In his first collection of short stories, Bosnian writer Aleksandar Hemon invokes the image of Joseph Conrad on more than one occasion. Like Conrad, Hemon is a refugee, not just from his homeland, but from his language, writing in recently acquired English (Hemon arrived in this country in 1992, with “basic” English skills, and began writing in earnest in 1995). While Conrad used language as a veil, creating deeper and deeper layers of mystery around his elusive subject matter, Hemon takes a vivid approach, documenting the horrors of wartime Sarajevo as if he were a camera. (In “A Coin,” a young Sarajevan woman actually collects horrific video clips from her foreign-cameraman boyfriend.) Sometimes the images are truly memorable — packs of purebred dogs roaming the streets of Sarajevo — but sometimes they‘re weighed down by overly schematic devices (footnotes, authorial notes to the reader, photographs).

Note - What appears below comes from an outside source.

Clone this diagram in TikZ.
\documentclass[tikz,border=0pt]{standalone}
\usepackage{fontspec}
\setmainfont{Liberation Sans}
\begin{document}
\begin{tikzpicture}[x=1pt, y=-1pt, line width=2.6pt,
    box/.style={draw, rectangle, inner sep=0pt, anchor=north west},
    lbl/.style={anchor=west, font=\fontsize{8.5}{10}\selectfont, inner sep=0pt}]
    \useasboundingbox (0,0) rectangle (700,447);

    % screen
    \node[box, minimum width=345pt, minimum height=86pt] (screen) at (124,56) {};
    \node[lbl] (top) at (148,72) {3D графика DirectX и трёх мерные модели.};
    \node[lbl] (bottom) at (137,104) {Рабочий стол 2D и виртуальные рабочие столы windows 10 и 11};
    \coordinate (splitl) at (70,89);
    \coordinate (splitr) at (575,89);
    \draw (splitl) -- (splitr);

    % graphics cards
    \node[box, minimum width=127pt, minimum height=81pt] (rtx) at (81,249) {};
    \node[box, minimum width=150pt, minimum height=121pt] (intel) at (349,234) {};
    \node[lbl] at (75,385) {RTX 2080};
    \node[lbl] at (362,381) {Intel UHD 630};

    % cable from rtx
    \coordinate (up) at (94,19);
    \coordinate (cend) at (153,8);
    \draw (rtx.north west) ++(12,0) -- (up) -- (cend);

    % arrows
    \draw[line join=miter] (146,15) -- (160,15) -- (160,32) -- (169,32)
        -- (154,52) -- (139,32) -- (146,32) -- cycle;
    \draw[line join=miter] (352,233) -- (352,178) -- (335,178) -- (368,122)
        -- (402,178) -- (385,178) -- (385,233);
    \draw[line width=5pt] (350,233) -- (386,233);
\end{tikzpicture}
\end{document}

In the best story, “Blind Jozef Pronek & Dead Souls,” we see Chicago through the anxious lens of a visiting Bosnian writer, the cultural dissonance apparent right from his first look at an out-of-tune TV screen in an airport bar: “The square heads of two toupeed men talking were winding upward like smoke, then they would straighten up, and Pronek could see them grinning at their microphones, as if they were delectable lollipops.” Much praised as a successor to Nabokov, Kundera and Kosinski, Hemon isn’t quite there yet; he‘s too in thrall of artifice. Still, he may truly be a writer to reckon with when he figures out that there’s a difference between merely vivid writing and writing that moves: that it‘s no use setting the page on fire if you haven’t first made it come alive.